#### [RECORDED INFORMATION]
---

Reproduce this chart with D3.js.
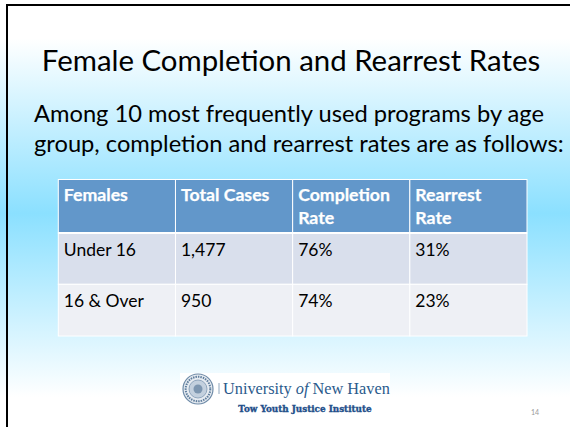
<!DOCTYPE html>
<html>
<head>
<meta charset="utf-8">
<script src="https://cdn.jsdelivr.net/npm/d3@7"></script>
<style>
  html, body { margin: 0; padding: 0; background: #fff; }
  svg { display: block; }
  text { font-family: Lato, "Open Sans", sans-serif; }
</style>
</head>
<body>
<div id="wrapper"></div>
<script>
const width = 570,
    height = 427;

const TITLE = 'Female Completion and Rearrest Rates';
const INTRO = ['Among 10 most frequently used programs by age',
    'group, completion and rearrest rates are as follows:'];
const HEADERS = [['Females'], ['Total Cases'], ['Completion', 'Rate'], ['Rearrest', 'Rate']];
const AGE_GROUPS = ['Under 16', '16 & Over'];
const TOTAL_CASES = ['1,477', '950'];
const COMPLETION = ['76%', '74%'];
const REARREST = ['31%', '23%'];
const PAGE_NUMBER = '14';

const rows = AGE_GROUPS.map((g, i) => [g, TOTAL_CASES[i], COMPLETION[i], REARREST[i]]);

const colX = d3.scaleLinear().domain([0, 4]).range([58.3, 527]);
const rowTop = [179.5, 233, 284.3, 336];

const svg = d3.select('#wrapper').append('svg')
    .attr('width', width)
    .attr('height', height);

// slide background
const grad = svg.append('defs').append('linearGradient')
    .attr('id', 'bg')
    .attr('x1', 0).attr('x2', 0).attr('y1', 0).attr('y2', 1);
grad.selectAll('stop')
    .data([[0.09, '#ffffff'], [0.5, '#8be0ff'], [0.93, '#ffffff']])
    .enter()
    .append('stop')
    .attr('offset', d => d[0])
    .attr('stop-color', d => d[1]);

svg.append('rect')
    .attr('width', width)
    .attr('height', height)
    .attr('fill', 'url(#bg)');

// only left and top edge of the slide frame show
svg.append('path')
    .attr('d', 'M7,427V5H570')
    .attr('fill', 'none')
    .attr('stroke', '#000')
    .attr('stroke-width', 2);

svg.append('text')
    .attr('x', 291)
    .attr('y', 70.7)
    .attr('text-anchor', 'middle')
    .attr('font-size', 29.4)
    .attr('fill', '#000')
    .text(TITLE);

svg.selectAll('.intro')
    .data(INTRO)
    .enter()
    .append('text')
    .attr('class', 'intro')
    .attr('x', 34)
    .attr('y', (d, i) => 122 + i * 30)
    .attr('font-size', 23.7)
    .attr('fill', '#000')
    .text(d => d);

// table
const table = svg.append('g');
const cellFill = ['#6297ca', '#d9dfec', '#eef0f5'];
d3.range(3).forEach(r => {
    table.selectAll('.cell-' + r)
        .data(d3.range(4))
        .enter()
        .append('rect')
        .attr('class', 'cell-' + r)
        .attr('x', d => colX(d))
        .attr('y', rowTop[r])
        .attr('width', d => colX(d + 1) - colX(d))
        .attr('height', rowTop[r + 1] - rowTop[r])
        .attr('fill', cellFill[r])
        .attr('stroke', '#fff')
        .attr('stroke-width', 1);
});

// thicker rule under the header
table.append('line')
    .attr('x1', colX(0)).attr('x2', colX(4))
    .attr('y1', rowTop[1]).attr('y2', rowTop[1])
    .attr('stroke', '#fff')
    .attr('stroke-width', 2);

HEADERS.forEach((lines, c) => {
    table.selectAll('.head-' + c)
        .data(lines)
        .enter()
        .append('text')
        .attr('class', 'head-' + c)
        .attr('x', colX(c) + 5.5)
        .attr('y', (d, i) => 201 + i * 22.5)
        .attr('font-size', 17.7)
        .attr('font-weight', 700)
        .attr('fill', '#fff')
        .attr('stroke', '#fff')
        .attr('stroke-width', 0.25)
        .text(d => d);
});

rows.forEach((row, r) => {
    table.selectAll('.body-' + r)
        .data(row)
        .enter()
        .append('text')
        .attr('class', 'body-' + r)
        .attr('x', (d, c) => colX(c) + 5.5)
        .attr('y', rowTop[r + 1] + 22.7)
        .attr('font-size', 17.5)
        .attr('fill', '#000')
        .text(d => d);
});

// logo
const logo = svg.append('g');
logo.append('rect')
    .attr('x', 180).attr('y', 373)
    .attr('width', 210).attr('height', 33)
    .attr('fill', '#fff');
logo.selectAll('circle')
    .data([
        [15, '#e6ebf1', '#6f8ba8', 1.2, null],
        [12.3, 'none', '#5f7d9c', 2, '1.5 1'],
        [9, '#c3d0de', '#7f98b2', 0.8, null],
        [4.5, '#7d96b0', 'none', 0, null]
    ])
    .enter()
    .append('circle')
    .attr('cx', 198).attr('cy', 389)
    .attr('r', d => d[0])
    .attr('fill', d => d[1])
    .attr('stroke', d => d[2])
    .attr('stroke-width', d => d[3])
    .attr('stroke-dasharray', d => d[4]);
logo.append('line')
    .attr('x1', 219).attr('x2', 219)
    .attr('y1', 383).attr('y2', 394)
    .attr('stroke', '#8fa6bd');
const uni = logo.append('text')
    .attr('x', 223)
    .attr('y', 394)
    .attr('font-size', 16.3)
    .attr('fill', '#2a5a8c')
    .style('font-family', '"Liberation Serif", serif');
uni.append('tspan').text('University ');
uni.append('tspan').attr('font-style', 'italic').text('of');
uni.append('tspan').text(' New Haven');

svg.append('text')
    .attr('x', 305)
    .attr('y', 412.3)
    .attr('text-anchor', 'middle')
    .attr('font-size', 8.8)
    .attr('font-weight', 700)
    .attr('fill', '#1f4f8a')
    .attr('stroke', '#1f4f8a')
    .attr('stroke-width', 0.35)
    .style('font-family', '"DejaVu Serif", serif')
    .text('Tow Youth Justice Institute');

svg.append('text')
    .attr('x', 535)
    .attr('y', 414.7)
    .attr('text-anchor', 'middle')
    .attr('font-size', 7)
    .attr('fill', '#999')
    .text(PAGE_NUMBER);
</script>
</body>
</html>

---

#### [PROBLEM REQUIREMENTS]
From the first line of the listing above, repeat every line through the one holding "const PAGE_NUMBER = '14';". Both ends count, and pictures stay out.

#### [SOLUTION FOR THIS TASK]
Reproduce this chart with D3.js.
<!DOCTYPE html>
<html>
<head>
<meta charset="utf-8">
<script src="https://cdn.jsdelivr.net/npm/d3@7"></script>
<style>
  html, body { margin: 0; padding: 0; background: #fff; }
  svg { display: block; }
  text { font-family: Lato, "Open Sans", sans-serif; }
</style>
</head>
<body>
<div id="wrapper"></div>
<script>
const width = 570,
    height = 427;

const TITLE = 'Female Completion and Rearrest Rates';
const INTRO = ['Among 10 most frequently used programs by age',
    'group, completion and rearrest rates are as follows:'];
const HEADERS = [['Females'], ['Total Cases'], ['Completion', 'Rate'], ['Rearrest', 'Rate']];
const AGE_GROUPS = ['Under 16', '16 & Over'];
const TOTAL_CASES = ['1,477', '950'];
const COMPLETION = ['76%', '74%'];
const REARREST = ['31%', '23%'];
const PAGE_NUMBER = '14';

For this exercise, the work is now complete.